Track down each line that has the word "script" and copy it.

Source data.
○ ○ ○
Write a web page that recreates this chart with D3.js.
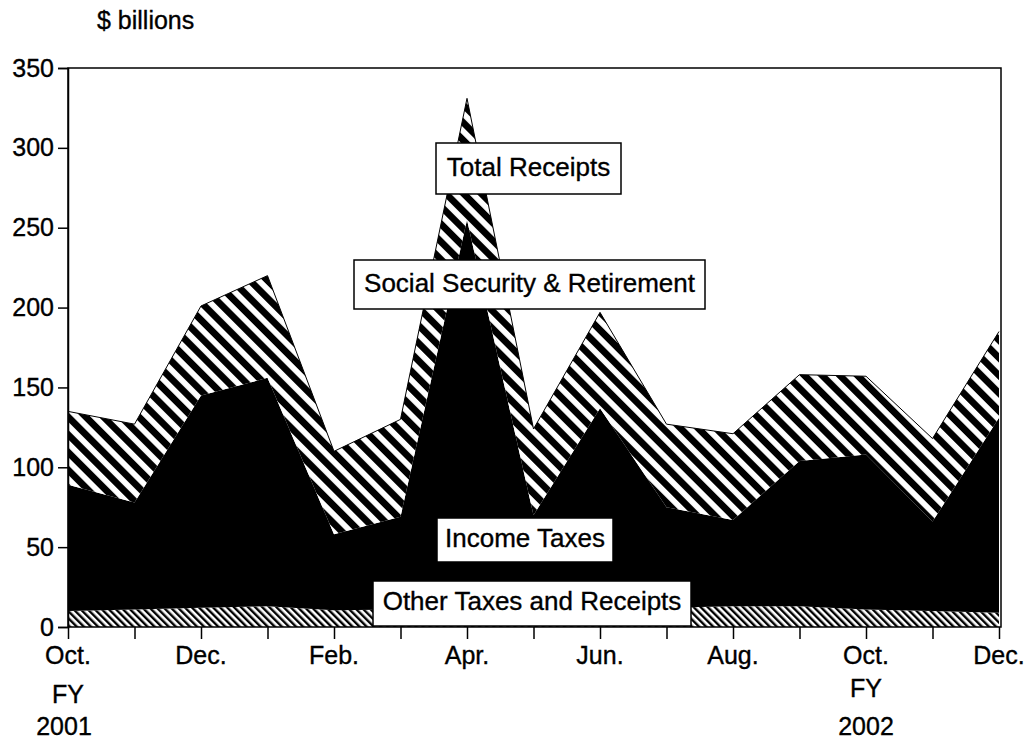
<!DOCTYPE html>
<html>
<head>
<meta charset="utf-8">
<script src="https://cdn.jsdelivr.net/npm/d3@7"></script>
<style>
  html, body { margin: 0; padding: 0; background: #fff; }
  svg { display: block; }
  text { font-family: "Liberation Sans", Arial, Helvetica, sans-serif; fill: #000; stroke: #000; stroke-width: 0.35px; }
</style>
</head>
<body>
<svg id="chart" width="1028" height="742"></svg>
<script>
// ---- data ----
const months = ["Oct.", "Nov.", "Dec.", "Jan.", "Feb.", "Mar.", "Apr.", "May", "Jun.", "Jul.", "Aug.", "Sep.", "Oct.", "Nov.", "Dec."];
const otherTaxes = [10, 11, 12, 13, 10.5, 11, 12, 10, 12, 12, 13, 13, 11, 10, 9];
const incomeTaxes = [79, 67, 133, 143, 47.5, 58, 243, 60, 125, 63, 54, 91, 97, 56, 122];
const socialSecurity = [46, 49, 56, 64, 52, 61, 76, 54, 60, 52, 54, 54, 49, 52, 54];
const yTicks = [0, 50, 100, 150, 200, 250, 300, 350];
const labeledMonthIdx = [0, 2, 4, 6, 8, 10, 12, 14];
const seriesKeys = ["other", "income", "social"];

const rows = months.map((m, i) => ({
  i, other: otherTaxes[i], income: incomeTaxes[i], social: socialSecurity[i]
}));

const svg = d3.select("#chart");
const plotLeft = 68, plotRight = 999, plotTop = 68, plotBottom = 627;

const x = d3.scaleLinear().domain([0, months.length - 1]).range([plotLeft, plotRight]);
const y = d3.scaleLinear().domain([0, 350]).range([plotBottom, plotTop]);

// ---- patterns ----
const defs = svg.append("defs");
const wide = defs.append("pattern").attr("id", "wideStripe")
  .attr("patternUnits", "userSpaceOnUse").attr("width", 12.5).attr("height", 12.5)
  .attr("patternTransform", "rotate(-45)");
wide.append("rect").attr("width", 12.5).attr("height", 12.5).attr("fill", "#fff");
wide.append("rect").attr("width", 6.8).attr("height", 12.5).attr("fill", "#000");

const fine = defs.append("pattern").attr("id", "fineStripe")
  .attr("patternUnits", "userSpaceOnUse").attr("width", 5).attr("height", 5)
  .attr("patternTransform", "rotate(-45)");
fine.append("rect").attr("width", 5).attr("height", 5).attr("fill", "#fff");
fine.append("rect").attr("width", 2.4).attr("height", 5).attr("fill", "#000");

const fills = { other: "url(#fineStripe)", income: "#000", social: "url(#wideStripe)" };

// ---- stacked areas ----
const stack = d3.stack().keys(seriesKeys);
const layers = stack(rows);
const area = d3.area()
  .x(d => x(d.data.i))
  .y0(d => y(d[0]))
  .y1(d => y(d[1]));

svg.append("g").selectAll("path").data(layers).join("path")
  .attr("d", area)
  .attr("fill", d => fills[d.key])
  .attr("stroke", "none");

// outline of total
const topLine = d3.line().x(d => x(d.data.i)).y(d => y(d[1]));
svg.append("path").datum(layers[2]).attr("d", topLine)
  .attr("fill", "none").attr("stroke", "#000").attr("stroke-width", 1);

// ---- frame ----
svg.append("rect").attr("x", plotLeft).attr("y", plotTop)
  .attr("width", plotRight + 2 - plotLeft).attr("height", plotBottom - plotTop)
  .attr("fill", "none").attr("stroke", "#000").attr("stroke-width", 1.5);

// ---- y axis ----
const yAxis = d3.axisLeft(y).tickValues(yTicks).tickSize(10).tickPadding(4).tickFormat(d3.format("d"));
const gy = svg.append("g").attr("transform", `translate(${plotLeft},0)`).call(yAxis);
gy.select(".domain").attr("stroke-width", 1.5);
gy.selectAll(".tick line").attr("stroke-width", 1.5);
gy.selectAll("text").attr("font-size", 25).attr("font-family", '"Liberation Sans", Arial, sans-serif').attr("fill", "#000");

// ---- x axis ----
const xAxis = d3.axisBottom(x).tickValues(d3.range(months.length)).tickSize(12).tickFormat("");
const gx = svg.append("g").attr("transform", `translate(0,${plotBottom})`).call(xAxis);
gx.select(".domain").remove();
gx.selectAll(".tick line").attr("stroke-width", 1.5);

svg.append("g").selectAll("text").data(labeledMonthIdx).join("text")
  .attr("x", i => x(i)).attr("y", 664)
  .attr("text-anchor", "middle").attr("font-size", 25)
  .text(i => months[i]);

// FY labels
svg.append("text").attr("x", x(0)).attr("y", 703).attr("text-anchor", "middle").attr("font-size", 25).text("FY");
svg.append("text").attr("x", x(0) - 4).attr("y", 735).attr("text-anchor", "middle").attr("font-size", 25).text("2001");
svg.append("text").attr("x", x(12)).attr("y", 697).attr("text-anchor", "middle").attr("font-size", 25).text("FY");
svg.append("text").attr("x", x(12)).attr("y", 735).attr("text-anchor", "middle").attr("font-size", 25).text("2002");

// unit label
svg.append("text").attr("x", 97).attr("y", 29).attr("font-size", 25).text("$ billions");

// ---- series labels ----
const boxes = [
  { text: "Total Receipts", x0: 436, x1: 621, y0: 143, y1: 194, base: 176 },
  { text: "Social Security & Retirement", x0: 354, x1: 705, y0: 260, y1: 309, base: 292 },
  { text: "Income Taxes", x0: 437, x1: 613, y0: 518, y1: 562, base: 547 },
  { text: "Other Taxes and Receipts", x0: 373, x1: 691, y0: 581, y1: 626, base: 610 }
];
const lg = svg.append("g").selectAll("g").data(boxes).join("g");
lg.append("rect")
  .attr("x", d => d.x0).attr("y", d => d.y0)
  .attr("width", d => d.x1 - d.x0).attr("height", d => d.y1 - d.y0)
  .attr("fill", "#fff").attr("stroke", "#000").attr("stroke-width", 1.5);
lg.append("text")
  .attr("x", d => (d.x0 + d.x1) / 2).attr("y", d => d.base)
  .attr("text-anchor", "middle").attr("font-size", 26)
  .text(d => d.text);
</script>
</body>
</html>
○ ○ ○
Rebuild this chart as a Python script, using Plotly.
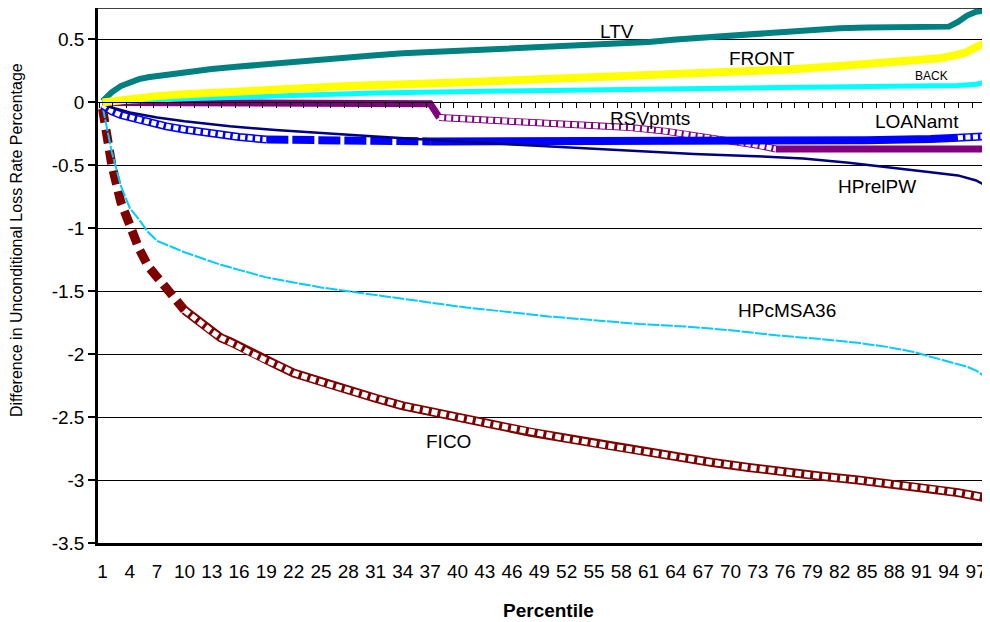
○ ○ ○
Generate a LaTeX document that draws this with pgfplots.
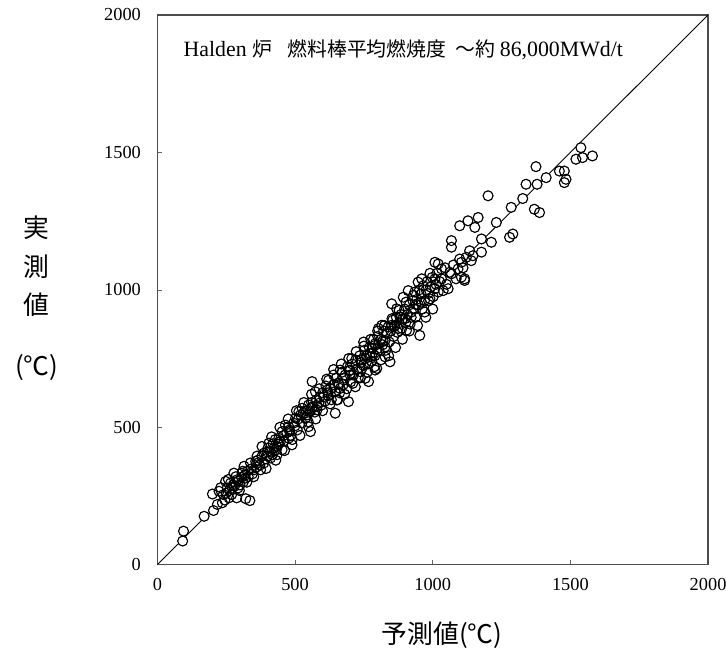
○ ○ ○
Answer to the task.
<script src="https://cdn.jsdelivr.net/npm/d3@7"></script>
<script>
</script>
Rebuild this chart as a Python script, using Plotly.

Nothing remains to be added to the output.